__What is asked__
Track down every line below that holds "this" and copy it.

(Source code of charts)
***

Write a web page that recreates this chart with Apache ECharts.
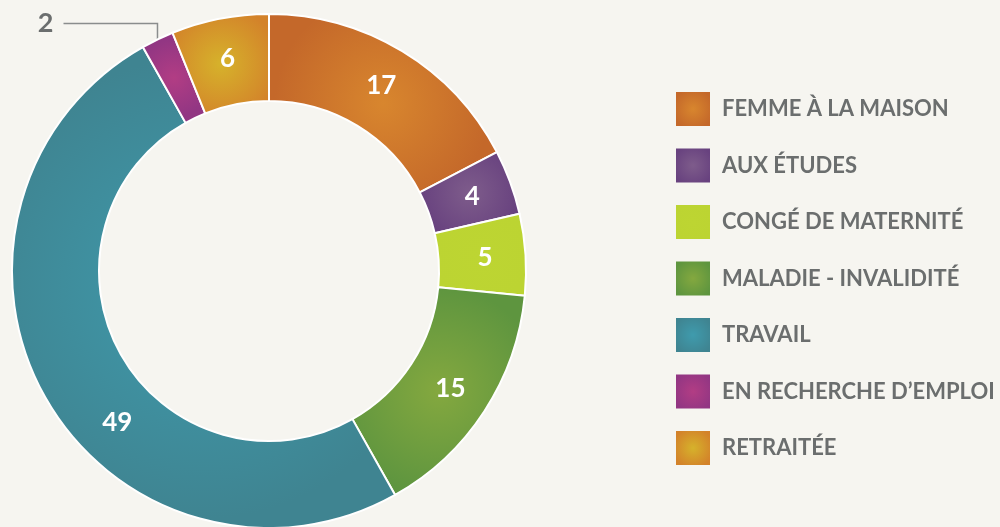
<!DOCTYPE html>
<html>
<head>
<meta charset="utf-8">
<script src="https://cdn.jsdelivr.net/npm/echarts@6/dist/echarts.min.js"></script>
<style>
  html, body { margin: 0; padding: 0; background: #f6f5f0; }
  #chart { width: 1000px; height: 527px; }
</style>
</head>
<body>
<div id="chart"></div>
<script>
// catégories et valeurs
var categories = ['FEMME À LA MAISON', 'AUX ÉTUDES', 'CONGÉ DE MATERNITÉ', 'MALADIE - INVALIDITÉ', 'TRAVAIL', 'EN RECHERCHE D\u2019EMPLOI', 'RETRAITÉE'];
var values = [17, 4, 5, 15, 49, 2, 6];
// couleur centre / bord de chaque part
var innerColors = ['#d8862e', '#7e5c8b', '#bdd532', '#84a83f', '#3f9bad', '#b23d84', '#d6b22b'];
var outerColors = ['#c4682a', '#68427f', '#bcd432', '#5e953f', '#3f8491', '#923683', '#d3822a'];

var textGray = '#6b6e6e';

function grad(i) {
    return {
        type: 'radial', x: 0.5, y: 0.5, r: 0.6,
        colorStops: [
            { offset: 0, color: innerColors[i] },
            { offset: 1, color: outerColors[i] }
        ]
    };
}

var data = [];
for (var i = 0; i < categories.length; i++) {
    var item = { name: categories[i], value: values[i], itemStyle: { color: grad(i) } };
    if (i === 5) {
        item.label = { position: 'outside', color: textGray, fontSize: 27 };
        item.labelLine = { show: true, length: 18, length2: 94, lineStyle: { color: '#8a8d8d', width: 1.5 } };
    }
    data.push(item);
}

var chart = echarts.init(document.getElementById('chart'));
var option = {
    backgroundColor: '#f6f5f0',
    animation: false,
    legend: {
        orient: 'vertical',
        left: 671,
        top: 87,
        itemWidth: 34,
        itemHeight: 34,
        itemGap: 22.5,
        icon: 'rect',
        selectedMode: false,
        itemStyle: { borderWidth: 0 },
        textStyle: {
            color: textGray,
            fontSize: 22,
            fontWeight: 'bold',
            fontFamily: 'Lato',
            padding: [0, 0, 0, 7]
        },
        data: categories
    },
    series: [
        {
            name: 'situation',
            type: 'pie',
            center: [269, 271],
            radius: [170, 257],
            startAngle: 90,
            clockwise: true,
            avoidLabelOverlap: false,
            itemStyle: { borderColor: '#ffffff', borderWidth: 2 },
            label: {
                show: true,
                position: 'inside',
                formatter: '{c}',
                color: '#ffffff',
                fontSize: 26,
                fontWeight: 'bold',
                fontFamily: 'Lato'
            },
            labelLine: { show: false },
            labelLayout: function (p) {
                if (p.dataIndex === 4) {
                    return { dx: 37, dy: 45 };
                }
                if (p.dataIndex === 5 && p.labelLinePoints) {
                    var p0 = p.labelLinePoints[0];
                    var y1 = p0[1] - 16;
                    var x2 = p0[0] - 94;
                    return {
                        x: x2 - 10, y: y1, align: 'right', verticalAlign: 'middle',
                        labelLinePoints: [[p0[0], p0[1] + 16], [p0[0], y1], [x2, y1]]
                    };
                }
                return {};
            },
            data: data
        }
    ]
};
chart.setOption(option);
</script>
</body>
</html>
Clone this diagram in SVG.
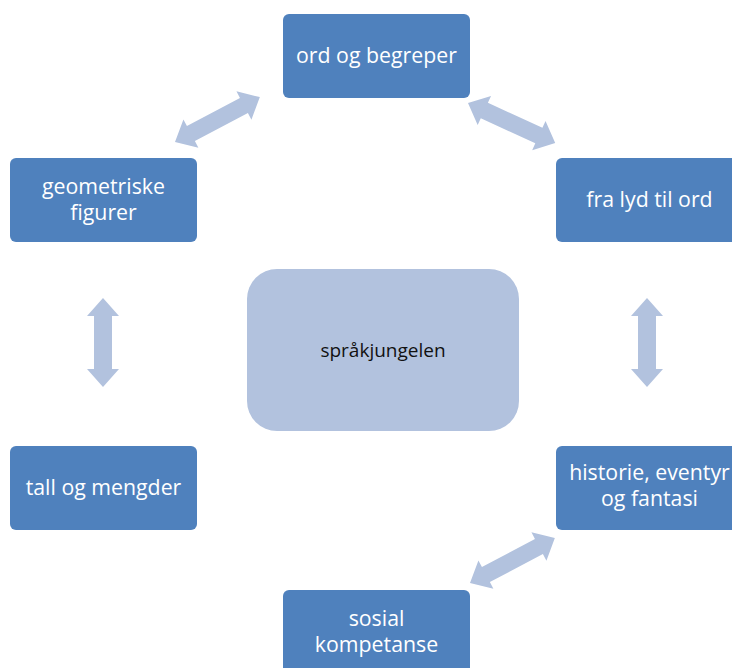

***

__Full response__
Write a web page that recreates this chart with Apache ECharts.
Clone this diagram in SVG.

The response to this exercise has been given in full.